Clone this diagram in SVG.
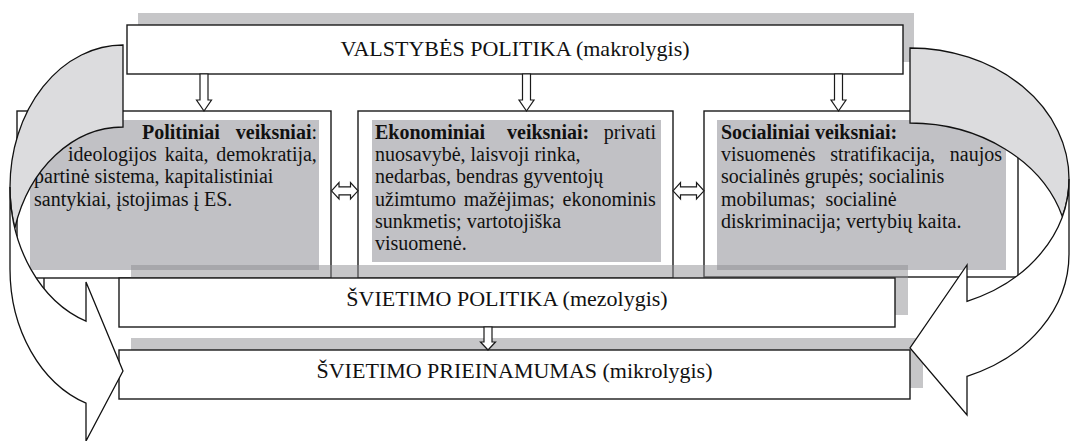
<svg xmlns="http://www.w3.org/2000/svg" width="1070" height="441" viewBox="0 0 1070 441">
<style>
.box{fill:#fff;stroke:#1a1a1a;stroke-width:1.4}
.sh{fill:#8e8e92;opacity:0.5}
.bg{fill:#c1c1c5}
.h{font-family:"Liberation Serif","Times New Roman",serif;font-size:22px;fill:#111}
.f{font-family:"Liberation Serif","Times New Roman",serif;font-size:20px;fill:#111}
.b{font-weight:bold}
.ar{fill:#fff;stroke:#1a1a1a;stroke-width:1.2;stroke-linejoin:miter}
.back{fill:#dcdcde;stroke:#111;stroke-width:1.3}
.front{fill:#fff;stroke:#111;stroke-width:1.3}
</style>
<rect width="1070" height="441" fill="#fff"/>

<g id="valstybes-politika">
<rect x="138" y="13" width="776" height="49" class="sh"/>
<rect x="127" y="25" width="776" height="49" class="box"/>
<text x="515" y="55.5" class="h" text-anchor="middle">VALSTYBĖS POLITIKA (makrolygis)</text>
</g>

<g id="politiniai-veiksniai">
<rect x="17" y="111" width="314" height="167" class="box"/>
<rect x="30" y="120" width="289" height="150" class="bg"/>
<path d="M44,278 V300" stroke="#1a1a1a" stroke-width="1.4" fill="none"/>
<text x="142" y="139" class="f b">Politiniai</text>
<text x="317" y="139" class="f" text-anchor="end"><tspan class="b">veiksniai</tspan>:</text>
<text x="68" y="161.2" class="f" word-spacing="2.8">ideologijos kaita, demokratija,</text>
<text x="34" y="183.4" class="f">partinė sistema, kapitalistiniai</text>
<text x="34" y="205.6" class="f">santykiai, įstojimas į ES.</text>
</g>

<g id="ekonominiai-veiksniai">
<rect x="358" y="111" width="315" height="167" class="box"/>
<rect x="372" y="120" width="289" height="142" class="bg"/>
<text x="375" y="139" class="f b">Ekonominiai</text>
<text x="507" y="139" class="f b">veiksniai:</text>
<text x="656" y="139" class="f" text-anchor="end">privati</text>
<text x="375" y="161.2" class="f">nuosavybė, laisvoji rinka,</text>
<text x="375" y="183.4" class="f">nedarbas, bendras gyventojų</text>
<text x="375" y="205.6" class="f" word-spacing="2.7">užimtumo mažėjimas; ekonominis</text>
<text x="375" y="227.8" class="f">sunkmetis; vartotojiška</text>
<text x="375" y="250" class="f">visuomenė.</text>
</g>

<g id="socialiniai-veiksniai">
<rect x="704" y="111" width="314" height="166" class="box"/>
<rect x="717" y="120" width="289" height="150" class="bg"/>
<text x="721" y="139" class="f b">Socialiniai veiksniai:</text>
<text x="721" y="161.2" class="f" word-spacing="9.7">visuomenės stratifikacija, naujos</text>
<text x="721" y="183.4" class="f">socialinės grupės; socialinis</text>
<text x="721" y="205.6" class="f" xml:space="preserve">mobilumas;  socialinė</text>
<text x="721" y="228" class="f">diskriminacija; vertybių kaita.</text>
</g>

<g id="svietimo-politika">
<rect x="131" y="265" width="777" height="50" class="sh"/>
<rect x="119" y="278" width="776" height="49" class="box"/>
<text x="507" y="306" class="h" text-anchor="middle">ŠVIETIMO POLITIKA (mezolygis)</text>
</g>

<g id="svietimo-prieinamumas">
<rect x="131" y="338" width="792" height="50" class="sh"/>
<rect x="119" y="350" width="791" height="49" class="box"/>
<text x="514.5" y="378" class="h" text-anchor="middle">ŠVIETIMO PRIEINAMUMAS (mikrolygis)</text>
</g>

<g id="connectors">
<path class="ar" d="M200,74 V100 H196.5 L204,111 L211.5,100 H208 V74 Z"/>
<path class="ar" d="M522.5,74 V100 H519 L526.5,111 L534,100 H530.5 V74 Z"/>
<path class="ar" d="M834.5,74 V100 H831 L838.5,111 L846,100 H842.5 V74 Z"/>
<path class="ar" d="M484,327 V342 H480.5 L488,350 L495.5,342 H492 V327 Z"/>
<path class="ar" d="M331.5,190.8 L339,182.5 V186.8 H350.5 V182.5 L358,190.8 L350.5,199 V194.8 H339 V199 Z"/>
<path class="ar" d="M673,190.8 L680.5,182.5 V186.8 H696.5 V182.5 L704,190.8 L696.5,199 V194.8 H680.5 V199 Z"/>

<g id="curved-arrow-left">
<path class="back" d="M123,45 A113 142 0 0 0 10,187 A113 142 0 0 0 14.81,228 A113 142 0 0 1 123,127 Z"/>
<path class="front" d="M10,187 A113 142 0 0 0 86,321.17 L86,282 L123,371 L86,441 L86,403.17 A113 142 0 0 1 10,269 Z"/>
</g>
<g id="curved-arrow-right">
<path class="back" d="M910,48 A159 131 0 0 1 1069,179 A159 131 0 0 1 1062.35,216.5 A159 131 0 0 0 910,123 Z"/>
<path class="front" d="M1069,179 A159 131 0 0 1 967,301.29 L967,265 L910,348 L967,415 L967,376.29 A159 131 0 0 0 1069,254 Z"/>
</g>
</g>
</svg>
----
**TASK TO CARRY OUT**
Transcribe the whole listing exactly. Pictures stay out of your copy.

**WRITTEN RESPONSE**
Clone this diagram in SVG.
<svg xmlns="http://www.w3.org/2000/svg" width="1070" height="441" viewBox="0 0 1070 441">
<style>
.box{fill:#fff;stroke:#1a1a1a;stroke-width:1.4}
.sh{fill:#8e8e92;opacity:0.5}
.bg{fill:#c1c1c5}
.h{font-family:"Liberation Serif","Times New Roman",serif;font-size:22px;fill:#111}
.f{font-family:"Liberation Serif","Times New Roman",serif;font-size:20px;fill:#111}
.b{font-weight:bold}
.ar{fill:#fff;stroke:#1a1a1a;stroke-width:1.2;stroke-linejoin:miter}
.back{fill:#dcdcde;stroke:#111;stroke-width:1.3}
.front{fill:#fff;stroke:#111;stroke-width:1.3}
</style>
<rect width="1070" height="441" fill="#fff"/>

<g id="valstybes-politika">
<rect x="138" y="13" width="776" height="49" class="sh"/>
<rect x="127" y="25" width="776" height="49" class="box"/>
<text x="515" y="55.5" class="h" text-anchor="middle">VALSTYBĖS POLITIKA (makrolygis)</text>
</g>

<g id="politiniai-veiksniai">
<rect x="17" y="111" width="314" height="167" class="box"/>
<rect x="30" y="120" width="289" height="150" class="bg"/>
<path d="M44,278 V300" stroke="#1a1a1a" stroke-width="1.4" fill="none"/>
<text x="142" y="139" class="f b">Politiniai</text>
<text x="317" y="139" class="f" text-anchor="end"><tspan class="b">veiksniai</tspan>:</text>
<text x="68" y="161.2" class="f" word-spacing="2.8">ideologijos kaita, demokratija,</text>
<text x="34" y="183.4" class="f">partinė sistema, kapitalistiniai</text>
<text x="34" y="205.6" class="f">santykiai, įstojimas į ES.</text>
</g>

<g id="ekonominiai-veiksniai">
<rect x="358" y="111" width="315" height="167" class="box"/>
<rect x="372" y="120" width="289" height="142" class="bg"/>
<text x="375" y="139" class="f b">Ekonominiai</text>
<text x="507" y="139" class="f b">veiksniai:</text>
<text x="656" y="139" class="f" text-anchor="end">privati</text>
<text x="375" y="161.2" class="f">nuosavybė, laisvoji rinka,</text>
<text x="375" y="183.4" class="f">nedarbas, bendras gyventojų</text>
<text x="375" y="205.6" class="f" word-spacing="2.7">užimtumo mažėjimas; ekonominis</text>
<text x="375" y="227.8" class="f">sunkmetis; vartotojiška</text>
<text x="375" y="250" class="f">visuomenė.</text>
</g>

<g id="socialiniai-veiksniai">
<rect x="704" y="111" width="314" height="166" class="box"/>
<rect x="717" y="120" width="289" height="150" class="bg"/>
<text x="721" y="139" class="f b">Socialiniai veiksniai:</text>
<text x="721" y="161.2" class="f" word-spacing="9.7">visuomenės stratifikacija, naujos</text>
<text x="721" y="183.4" class="f">socialinės grupės; socialinis</text>
<text x="721" y="205.6" class="f" xml:space="preserve">mobilumas;  socialinė</text>
<text x="721" y="228" class="f">diskriminacija; vertybių kaita.</text>
</g>

<g id="svietimo-politika">
<rect x="131" y="265" width="777" height="50" class="sh"/>
<rect x="119" y="278" width="776" height="49" class="box"/>
<text x="507" y="306" class="h" text-anchor="middle">ŠVIETIMO POLITIKA (mezolygis)</text>
</g>

<g id="svietimo-prieinamumas">
<rect x="131" y="338" width="792" height="50" class="sh"/>
<rect x="119" y="350" width="791" height="49" class="box"/>
<text x="514.5" y="378" class="h" text-anchor="middle">ŠVIETIMO PRIEINAMUMAS (mikrolygis)</text>
</g>

<g id="connectors">
<path class="ar" d="M200,74 V100 H196.5 L204,111 L211.5,100 H208 V74 Z"/>
<path class="ar" d="M522.5,74 V100 H519 L526.5,111 L534,100 H530.5 V74 Z"/>
<path class="ar" d="M834.5,74 V100 H831 L838.5,111 L846,100 H842.5 V74 Z"/>
<path class="ar" d="M484,327 V342 H480.5 L488,350 L495.5,342 H492 V327 Z"/>
<path class="ar" d="M331.5,190.8 L339,182.5 V186.8 H350.5 V182.5 L358,190.8 L350.5,199 V194.8 H339 V199 Z"/>
<path class="ar" d="M673,190.8 L680.5,182.5 V186.8 H696.5 V182.5 L704,190.8 L696.5,199 V194.8 H680.5 V199 Z"/>

<g id="curved-arrow-left">
<path class="back" d="M123,45 A113 142 0 0 0 10,187 A113 142 0 0 0 14.81,228 A113 142 0 0 1 123,127 Z"/>
<path class="front" d="M10,187 A113 142 0 0 0 86,321.17 L86,282 L123,371 L86,441 L86,403.17 A113 142 0 0 1 10,269 Z"/>
</g>
<g id="curved-arrow-right">
<path class="back" d="M910,48 A159 131 0 0 1 1069,179 A159 131 0 0 1 1062.35,216.5 A159 131 0 0 0 910,123 Z"/>
<path class="front" d="M1069,179 A159 131 0 0 1 967,301.29 L967,265 L910,348 L967,415 L967,376.29 A159 131 0 0 0 1069,254 Z"/>
</g>
</g>
</svg>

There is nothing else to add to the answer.